Even though the former Minister of Finance Dr. Ngozi Okonjo-Iweala had advised that the federal government should withdraw $13 billion dollars from the foreign reserve account kept abroad to cushion the hardship of the global economic crisis on the citizens of the country Prof Kwanashie says it is something that is already happening. “I think we are already doing that,” he says. “Because in the last one week our foreign reserve has been declining. We have built up the reserve so that we are able to draw from it in a period of crisis. That is the logic. We should be more concerned with how long the crisis will last than drawing up from the reserve, because if we finish the reserve and the crisis continues what are we going to draw from? The issue is not to draw from the reserve but how best to draw from the reserve, the timing and the sequences, and when do you think the crisis will be over?”

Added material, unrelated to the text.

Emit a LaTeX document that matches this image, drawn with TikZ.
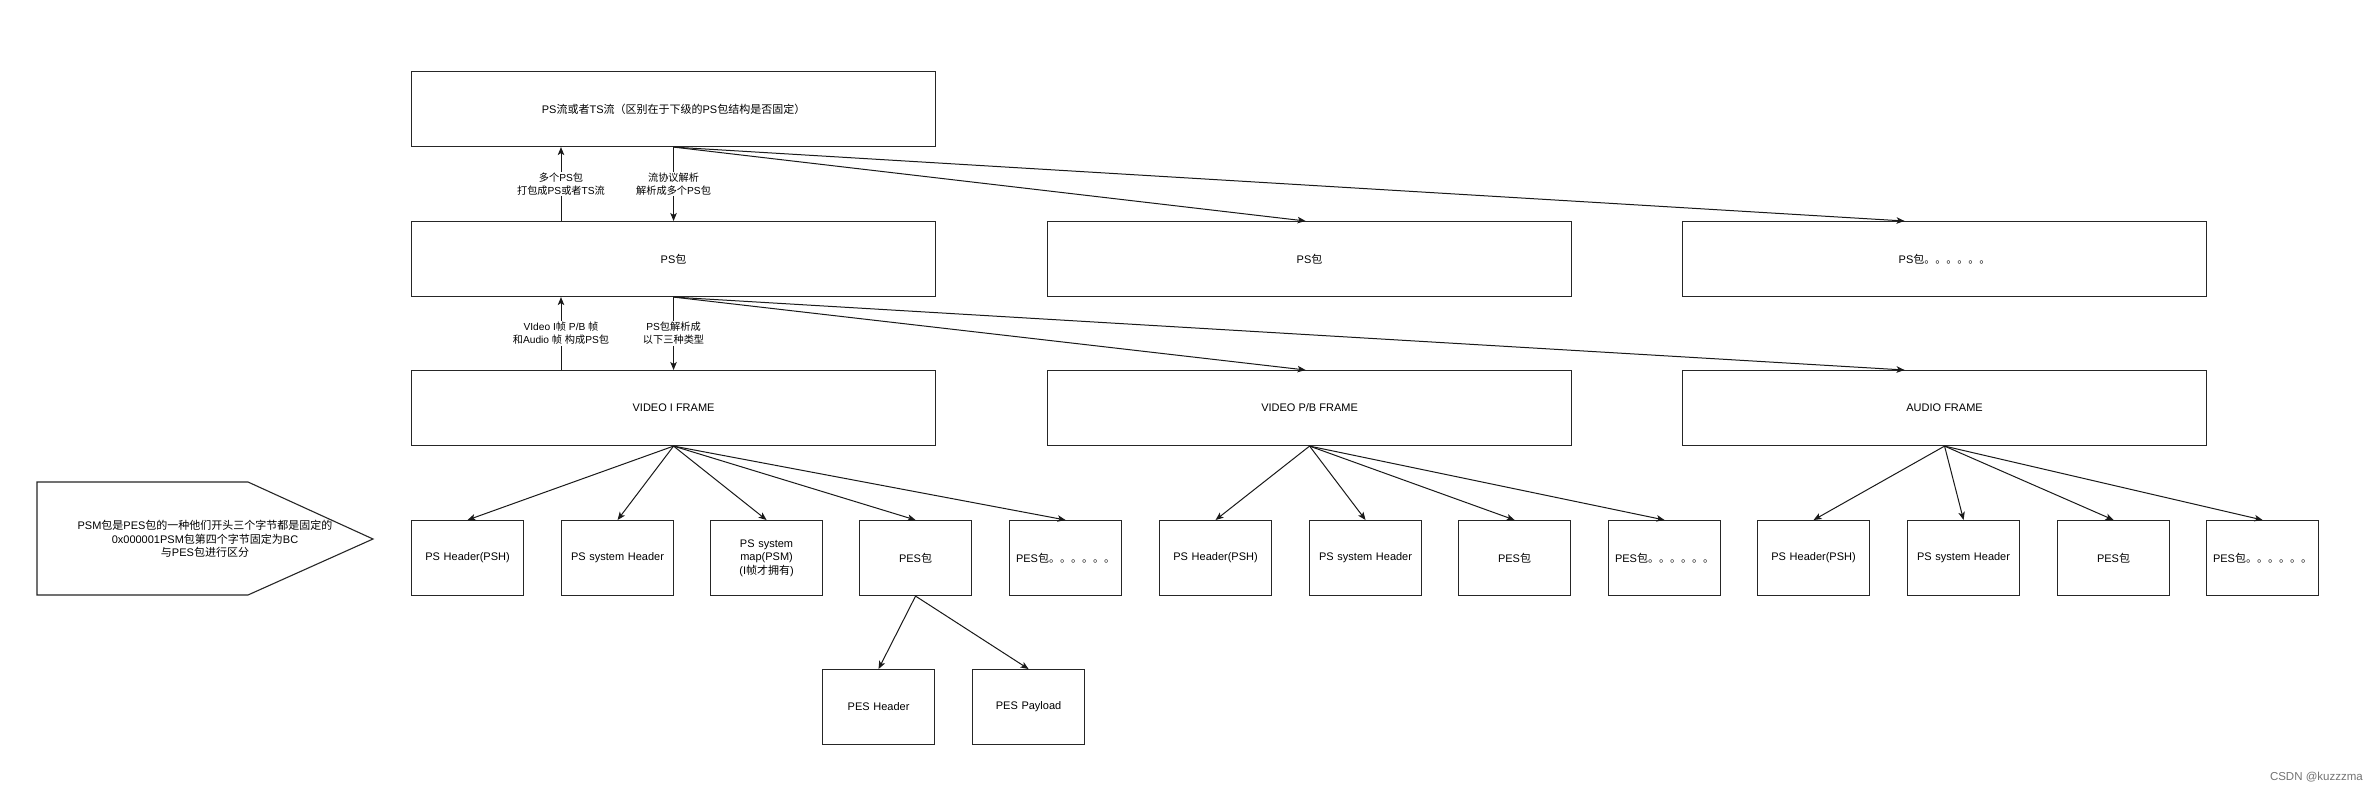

It is a question better answered by the Yar’adua administration and its economic team on the one hand and the state governments who somehow don’t want to wake up from the reality that the oil boom is over and it is now time for some belt-tightening, part of which economists say is the need for the government to step up its fight against corruption so that the little fund available could be utilized to the benefit of the citizens. In a gesture meant to show that it is sensitive to the plight of Nigerians, the federal government and some state governments had announced reductions in the package paid to political office-holders. But critics say that alone will not suffice. “The government needs to step up its fight against corruption,” says the economist, Salihu. “Because most of the money stolen by politicians are been converted to dollars.” Will they listen? If experience is any yardstick to go by, the solution to this crisis is a long way off.